Work instructions
Below are some records. Output the lines from the first one through the line that holds "import base64", exactly as written, with no pictures.
— Start —
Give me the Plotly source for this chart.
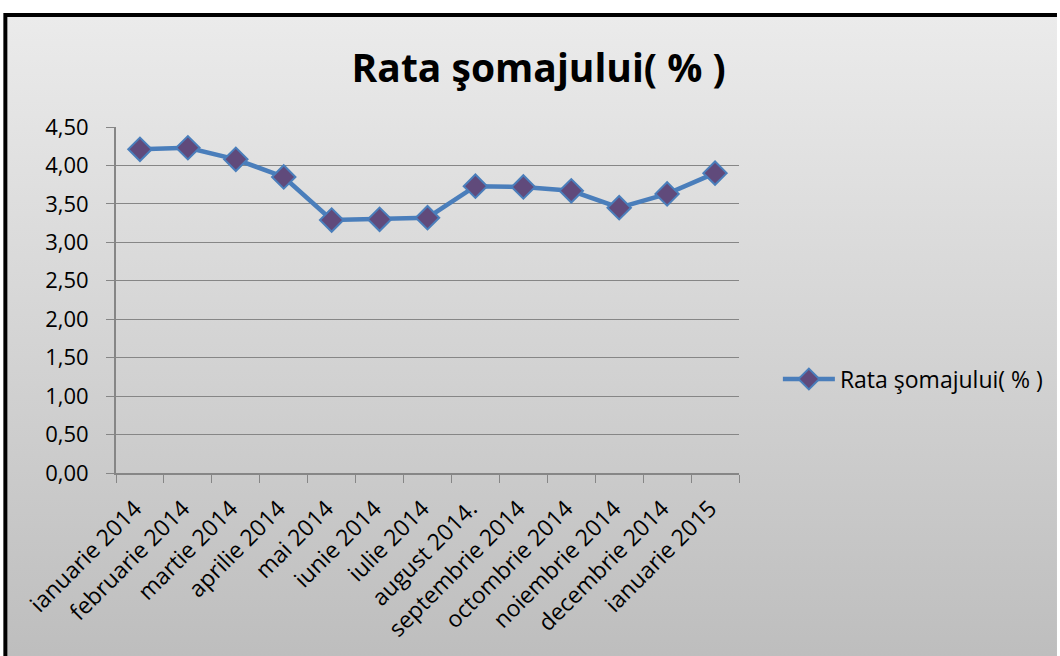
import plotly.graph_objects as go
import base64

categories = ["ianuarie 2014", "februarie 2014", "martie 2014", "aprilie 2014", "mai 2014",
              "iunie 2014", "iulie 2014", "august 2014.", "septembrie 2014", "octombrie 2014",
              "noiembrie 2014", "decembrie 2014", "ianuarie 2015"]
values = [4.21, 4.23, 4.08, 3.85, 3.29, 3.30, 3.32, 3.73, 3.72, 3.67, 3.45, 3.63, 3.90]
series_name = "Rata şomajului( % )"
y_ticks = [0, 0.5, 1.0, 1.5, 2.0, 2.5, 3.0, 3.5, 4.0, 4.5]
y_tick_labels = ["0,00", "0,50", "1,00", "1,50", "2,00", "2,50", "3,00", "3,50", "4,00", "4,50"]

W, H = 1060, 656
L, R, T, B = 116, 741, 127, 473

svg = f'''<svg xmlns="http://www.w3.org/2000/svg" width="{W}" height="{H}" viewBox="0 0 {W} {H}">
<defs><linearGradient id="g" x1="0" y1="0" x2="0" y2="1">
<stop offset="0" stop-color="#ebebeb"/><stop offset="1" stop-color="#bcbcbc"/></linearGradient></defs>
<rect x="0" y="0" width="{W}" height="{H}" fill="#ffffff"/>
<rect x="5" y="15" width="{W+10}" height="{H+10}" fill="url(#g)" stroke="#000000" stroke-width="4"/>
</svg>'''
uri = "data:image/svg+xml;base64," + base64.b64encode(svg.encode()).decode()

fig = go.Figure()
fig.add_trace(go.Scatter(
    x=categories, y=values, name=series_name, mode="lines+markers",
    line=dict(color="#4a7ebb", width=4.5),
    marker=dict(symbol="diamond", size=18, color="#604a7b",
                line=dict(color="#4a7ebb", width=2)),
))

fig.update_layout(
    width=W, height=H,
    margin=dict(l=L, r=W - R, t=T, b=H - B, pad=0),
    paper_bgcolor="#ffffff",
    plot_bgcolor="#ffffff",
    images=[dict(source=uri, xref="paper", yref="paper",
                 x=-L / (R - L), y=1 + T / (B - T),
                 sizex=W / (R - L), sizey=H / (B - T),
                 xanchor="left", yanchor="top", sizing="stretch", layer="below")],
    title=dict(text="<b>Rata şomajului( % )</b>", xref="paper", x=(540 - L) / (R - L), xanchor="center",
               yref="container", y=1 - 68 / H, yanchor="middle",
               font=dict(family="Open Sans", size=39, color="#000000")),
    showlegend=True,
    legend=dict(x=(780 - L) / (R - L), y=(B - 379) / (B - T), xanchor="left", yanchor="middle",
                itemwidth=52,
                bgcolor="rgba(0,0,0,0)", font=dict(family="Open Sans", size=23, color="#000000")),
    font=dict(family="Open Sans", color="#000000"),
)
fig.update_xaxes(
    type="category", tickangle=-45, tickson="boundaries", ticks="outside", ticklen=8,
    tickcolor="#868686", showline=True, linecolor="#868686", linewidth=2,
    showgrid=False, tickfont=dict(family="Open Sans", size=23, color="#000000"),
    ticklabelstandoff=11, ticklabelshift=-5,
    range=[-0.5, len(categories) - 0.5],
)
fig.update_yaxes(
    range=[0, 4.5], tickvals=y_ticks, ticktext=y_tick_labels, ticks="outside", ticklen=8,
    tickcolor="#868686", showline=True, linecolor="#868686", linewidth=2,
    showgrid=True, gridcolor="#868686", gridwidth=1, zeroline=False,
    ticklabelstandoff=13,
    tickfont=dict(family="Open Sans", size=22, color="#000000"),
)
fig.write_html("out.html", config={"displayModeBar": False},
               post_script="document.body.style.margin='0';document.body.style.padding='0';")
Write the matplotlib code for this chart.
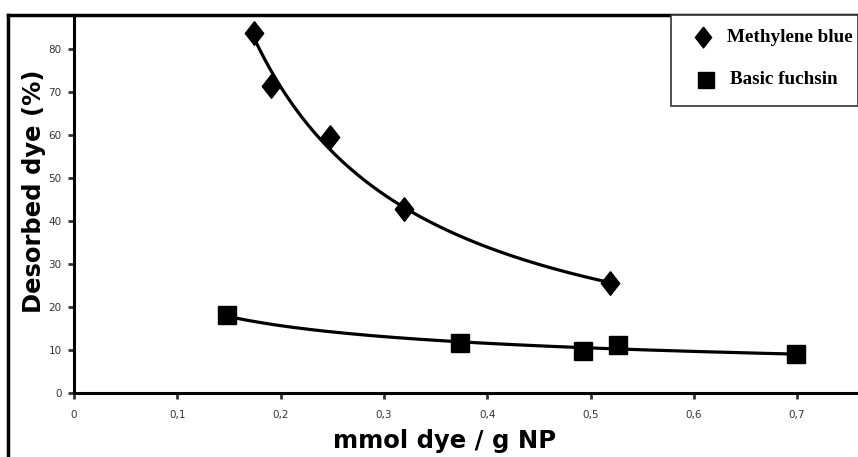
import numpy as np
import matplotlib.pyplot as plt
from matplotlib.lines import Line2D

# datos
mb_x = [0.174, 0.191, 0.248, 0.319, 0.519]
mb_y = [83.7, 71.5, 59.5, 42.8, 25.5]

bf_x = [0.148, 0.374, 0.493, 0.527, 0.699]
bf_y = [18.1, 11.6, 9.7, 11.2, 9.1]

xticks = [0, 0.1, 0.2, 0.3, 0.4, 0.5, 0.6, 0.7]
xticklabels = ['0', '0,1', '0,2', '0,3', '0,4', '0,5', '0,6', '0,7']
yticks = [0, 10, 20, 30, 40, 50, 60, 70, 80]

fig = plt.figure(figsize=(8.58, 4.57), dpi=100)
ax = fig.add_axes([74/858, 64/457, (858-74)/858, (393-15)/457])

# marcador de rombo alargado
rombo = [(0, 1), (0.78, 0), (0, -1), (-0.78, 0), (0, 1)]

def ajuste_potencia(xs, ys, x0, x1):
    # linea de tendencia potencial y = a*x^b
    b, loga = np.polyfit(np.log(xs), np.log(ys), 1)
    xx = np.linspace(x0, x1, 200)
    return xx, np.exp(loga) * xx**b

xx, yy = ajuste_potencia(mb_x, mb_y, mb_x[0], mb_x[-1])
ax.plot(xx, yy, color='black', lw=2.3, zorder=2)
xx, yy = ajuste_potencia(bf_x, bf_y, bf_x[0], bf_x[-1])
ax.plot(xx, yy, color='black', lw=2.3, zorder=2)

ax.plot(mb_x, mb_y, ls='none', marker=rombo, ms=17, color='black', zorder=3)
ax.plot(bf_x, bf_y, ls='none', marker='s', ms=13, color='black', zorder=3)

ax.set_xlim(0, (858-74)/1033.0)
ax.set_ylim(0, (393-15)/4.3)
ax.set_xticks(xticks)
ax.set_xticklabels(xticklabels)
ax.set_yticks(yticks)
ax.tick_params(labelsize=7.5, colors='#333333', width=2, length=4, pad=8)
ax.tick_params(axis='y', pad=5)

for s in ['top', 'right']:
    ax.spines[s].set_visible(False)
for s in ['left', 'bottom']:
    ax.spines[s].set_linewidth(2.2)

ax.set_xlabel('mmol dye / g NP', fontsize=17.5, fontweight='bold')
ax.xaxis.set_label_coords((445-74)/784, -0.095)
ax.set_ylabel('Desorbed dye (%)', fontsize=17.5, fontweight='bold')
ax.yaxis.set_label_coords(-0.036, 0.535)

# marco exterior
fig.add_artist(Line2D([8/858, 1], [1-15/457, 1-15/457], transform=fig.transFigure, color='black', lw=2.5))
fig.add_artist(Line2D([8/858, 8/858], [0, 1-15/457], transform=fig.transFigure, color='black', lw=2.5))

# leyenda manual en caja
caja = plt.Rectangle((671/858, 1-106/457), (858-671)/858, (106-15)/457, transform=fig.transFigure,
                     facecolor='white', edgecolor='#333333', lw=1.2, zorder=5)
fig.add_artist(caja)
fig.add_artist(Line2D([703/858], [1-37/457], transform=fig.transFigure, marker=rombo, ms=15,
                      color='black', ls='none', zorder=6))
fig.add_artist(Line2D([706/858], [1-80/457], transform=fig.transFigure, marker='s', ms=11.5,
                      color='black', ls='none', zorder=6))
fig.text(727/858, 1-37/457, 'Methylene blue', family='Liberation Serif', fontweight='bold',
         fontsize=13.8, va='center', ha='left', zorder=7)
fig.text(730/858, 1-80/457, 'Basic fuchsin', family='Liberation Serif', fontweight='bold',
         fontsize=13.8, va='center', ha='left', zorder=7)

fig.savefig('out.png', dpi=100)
— End —
Exercise response
Give me the Plotly source for this chart.
import plotly.graph_objects as go
import base64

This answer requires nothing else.